Mr Corbyn's leadership rival Owen Smith has warned the British Labour party could "bust apart and disappear"
Jeremy Corbyn said no British Labour MP would dream of leaving the "family" that put them in parliament, in an attack on rebels.
Dismissing the idea of a party split in a scathing response after setting out his 10-policy leadership vision, Mr Corbyn suggested Labour MPs who quit would be betraying the people who voted for them.
When questioned after a speech in Dagenham about the suggestions Labour rebels could quit and form a new party if he was re-elected as leader, Mr Corbyn said: "I'm sure no Labour MP would even dream of walking away from the family of the Labour Party.
"The family of the Labour Party that helped to put them into Parliament in order to represent Labour views and Labour values."
It came after Mr Corbyn's leadership rival Owen Smith warned the Labour party could "bust apart and disappear".
He has made the survival of the party a key element of his campaign for the top job.
Mr Corbyn's close ally, the shadow chancellor John McDonnell, said Mr Smith must stop "blackmailing" party members with the threat of a split.
Mr McDonnell told Sky News it was "not right" for Labour members voting in the contest to be given an ultimatum and called for a return to an "amicable" and "comradely" contest - before branding Mr Smith the "disunity candidate".
It comes as Mr Smith and Mr Corbyn prepare to face each other at a debate in Cardiff on Thursday night in front of party members.
Ahead of the contest, Mr Corbyn has unveiled his 10 pledges "programme" to rebuild Britain, including a £500bn (€590bn) investment scheme over seen by a national investment bank over the next decade.
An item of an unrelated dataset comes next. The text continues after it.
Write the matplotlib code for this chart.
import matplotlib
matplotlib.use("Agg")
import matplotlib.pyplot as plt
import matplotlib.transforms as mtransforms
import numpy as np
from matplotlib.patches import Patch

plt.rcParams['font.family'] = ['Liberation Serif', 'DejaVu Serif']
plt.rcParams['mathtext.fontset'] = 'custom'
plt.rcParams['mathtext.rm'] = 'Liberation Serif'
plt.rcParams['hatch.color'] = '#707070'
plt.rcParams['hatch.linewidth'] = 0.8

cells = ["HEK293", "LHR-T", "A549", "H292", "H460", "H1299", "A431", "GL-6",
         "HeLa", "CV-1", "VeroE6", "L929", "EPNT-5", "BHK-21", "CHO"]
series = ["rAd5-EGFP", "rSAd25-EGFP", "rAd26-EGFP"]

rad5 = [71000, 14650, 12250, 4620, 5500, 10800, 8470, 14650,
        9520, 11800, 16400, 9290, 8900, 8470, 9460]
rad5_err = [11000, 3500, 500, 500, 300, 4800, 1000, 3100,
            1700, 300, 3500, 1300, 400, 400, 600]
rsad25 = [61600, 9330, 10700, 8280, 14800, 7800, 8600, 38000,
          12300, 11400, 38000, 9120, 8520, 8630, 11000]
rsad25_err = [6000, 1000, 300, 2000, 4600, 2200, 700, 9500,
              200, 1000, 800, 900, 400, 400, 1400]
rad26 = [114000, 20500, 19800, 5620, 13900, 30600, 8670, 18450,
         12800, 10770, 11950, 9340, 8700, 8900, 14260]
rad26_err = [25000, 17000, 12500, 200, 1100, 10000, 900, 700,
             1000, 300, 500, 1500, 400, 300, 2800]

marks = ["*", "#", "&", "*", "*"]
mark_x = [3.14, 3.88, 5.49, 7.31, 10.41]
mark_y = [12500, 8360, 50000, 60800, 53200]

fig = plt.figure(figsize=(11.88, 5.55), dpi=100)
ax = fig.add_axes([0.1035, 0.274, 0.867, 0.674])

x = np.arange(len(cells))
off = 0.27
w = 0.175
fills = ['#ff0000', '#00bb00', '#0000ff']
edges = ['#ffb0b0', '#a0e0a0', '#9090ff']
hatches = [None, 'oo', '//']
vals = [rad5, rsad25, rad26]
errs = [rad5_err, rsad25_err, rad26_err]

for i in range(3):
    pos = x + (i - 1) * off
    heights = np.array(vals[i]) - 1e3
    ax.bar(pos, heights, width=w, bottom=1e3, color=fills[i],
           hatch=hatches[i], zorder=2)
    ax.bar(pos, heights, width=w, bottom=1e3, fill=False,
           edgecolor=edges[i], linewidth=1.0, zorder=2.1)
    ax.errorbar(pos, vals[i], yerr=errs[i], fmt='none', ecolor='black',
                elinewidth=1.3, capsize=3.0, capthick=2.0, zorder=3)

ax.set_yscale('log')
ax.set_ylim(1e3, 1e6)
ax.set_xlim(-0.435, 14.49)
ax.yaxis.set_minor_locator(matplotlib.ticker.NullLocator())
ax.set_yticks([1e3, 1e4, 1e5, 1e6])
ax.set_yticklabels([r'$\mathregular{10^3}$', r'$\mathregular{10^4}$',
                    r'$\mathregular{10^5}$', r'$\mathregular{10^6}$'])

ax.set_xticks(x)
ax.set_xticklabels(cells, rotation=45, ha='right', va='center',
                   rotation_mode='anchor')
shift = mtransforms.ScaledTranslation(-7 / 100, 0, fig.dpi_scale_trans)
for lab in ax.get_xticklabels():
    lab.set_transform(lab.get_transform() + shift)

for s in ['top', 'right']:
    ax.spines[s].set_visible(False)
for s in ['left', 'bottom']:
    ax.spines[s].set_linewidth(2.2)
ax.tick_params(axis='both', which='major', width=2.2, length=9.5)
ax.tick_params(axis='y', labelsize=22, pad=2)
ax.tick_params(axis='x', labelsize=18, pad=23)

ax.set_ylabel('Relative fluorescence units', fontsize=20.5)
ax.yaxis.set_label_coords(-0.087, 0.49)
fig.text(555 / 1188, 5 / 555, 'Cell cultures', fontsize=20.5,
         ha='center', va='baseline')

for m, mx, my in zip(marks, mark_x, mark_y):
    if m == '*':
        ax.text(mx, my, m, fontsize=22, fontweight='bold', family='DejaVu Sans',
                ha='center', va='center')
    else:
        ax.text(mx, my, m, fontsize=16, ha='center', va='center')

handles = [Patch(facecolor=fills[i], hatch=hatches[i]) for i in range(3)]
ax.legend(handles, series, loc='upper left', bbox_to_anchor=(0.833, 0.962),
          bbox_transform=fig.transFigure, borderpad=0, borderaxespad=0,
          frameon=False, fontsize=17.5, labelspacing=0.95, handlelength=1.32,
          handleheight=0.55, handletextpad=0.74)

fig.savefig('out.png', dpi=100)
On Wednesday, Mr Smith set out his vision for the leadership, unveiling a "triple lock" of pensions overhaul, benefit changes and a higher minimum wage. Last week he made 25 policy pledges.
As Mr Corbyn and Mr Smith prepare to go head-to-head, the latest court case over the leadership voting process is due to be heard later at the UK's High Court.
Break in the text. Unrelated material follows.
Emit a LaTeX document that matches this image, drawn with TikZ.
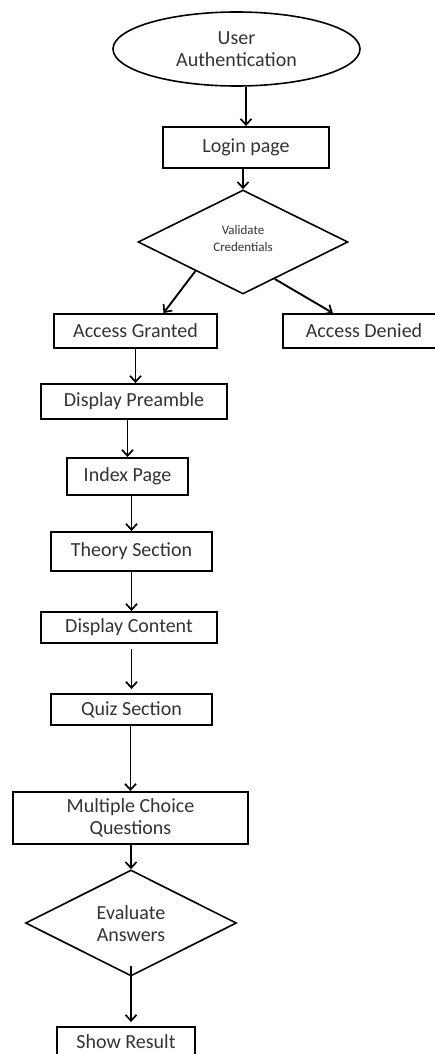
\documentclass[tikz,border=0pt]{standalone}
\usepackage{fontspec}
\setmainfont{Carlito}
\usetikzlibrary{shapes.geometric,arrows.meta,calc}
\begin{document}
\begin{tikzpicture}[x=1pt,y=-1pt,
  txt/.style={inner sep=0pt,align=center,text=black!80,font=\fontsize{20}{22}\selectfont},
  box/.style={draw,line width=1.9pt,rectangle,txt},
  dia/.style={draw,line width=1.6pt,diamond,inner sep=0pt},
  arr/.style={line width=1.9pt,-{Straight Barb[length=6pt,width=11pt,line width=1.7pt]}}]
\useasboundingbox (0,0) rectangle (435,1054);
\clip (0,0) rectangle (435,1054);
\fill[white] (0,0) rectangle (435,1054);
% nodes
\node[draw,ellipse,line width=1.6pt,minimum width=247pt,minimum height=74pt,txt] (ell) at (236.5,49) {User\\Authentication};
\node[box,minimum width=166pt,minimum height=41pt] (login) at (246,147.5) {Login page};
\node[dia,minimum width=210pt,minimum height=104pt] (d1) at (243,242) {};
\node[txt,font=\fontsize{13}{17}\selectfont] (d1t) at (243,238.5) {Validate\\Credentials};
\node[box,minimum width=163pt,minimum height=34pt] (granted) at (135.5,331) {Access Granted};
\node[box,minimum width=162pt,minimum height=34pt] (denied) at (364,331) {Access Denied};
\node[box,minimum width=186pt,minimum height=35pt] (dp) at (134,401.5) {Display Preamble};
\node[box,minimum width=121pt,minimum height=37pt] (index) at (127.5,476.5) {Index Page};
\node[box,minimum width=161pt,minimum height=39pt] (theory) at (131.5,551.5) {Theory Section};
\node[box,minimum width=176pt,minimum height=31pt] (dc) at (129,627.5) {Display Content};
\node[box,minimum width=161pt,minimum height=31pt] (quiz) at (131.5,709.5) {Quiz Section};
\node[box,minimum width=235pt,minimum height=52pt] (mcq) at (130.5,818) {Multiple Choice\\Questions};
\node[dia,minimum width=211pt,minimum height=106pt] (d2) at (131,923) {};
\node[txt] (d2t) at (131,924) {Evaluate\\Answers};
\node[box,minimum width=138pt,minimum height=30pt,text depth=0pt] (show) at (126,1042) {Show Result};
% connectors
\draw[arr] (ell.south -| login.north) -- (login.north);
\draw[arr] (login.south -| d1.north) -- (d1.north);
\draw[arr] ($(d1.south)!0.45!(d1.west)$) -- ($(granted.north west)!0.67!(granted.north east)$);
\draw[arr] ($(d1.south)!0.3!(d1.east)$) -- ($(denied.north west)!0.31!(denied.north east)$);
\draw[arr] (granted.south) -- (granted.south |- dp.north);
\draw[arr] (dp.south -| index.north) -- (index.north);
\draw[arr] (index.south -| theory.north) -- (theory.north);
\draw[arr] (theory.south) -- (theory.south |- dc.north);
\draw[arr,shorten <=5pt,shorten >=4pt] (dc.south -| quiz.north) -- (quiz.north);
\draw[arr] (quiz.south -| mcq.north) -- (mcq.north);
\draw[arr] (mcq.south -| d2.north) -- (d2.north);
\draw[arr,shorten >=4pt] ($(d2.south)+(0,-11)$) -- (d2.south |- show.north);
\end{tikzpicture}
\end{document}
A crowd-funded group of party members are challenging the decision of Labour's ruling National Executive Committee to ban £3 (€3.50) supporters from voting if they did not join by 12 January unless they pay a further £25 (€29.50).
Meanwhile, a YouGov poll shows the Conservatives enjoying their biggest lead over Labour since November 2009.
The poll shows the ruling party with 42% support, compared to 28% for Labour. UKIP is on 12% support, with the Liberal Democrats at 8%.